If you can be "radicalized" at ten, I guess that movie did it to me. The idealistic underdog, paradoxically breaking into jail; chased by the modern mechanized system, trying to escape into the natural world. Jeeps after horses, rifles shooting down helicopters. No happy endings, either. It stayed with me and gave me lots to think about.
I guess over the years Lonely Are The Brave has become a sort of black & white classic in the "offbeat western" category, even among those who've never heard of Abbey. You find people smiling and nodding as they remember it. There's a reference to it in the play True West by Sam Shepard, and Kirk Douglas, who financed and starred in the film, always cites it as his favorite role. Personally, I'm glad that week's western wasn't the standard horse opera.
A few years later, I read Desert Solitaire. It got me thinking more, and hiking. Eventually I connected, with delight, the author of the source of my old favorite movie with the author of that great book of essays, and went on to read everything I could find by him.

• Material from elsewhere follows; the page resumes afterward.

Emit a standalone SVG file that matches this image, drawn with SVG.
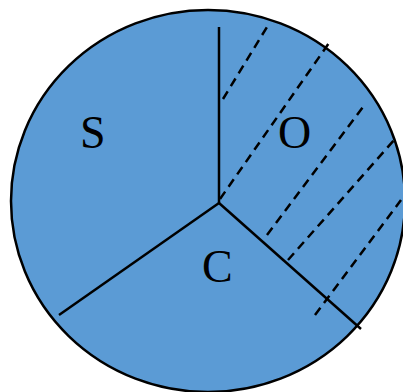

This postage stamp started out as a black & white photo accompanying a eulogy by ecologist Peter Warshall on page 114 of the Summer 1989 issue of Whole Earth Review. The photo was credited to a "Suzi Moore" - Ed's oft-mentioned daughter, with a married name? I added the colors, type and postage stamp accoutrements with Adobe Photoshop, part of a series of postage stamp portraits of people I admire. If you wish, you can see more (once I get them finished and up there!) at my (Cob)Web Site.
The price of the stamp is, of course, the amount of his that Ed Abbey was always willing to pitch in.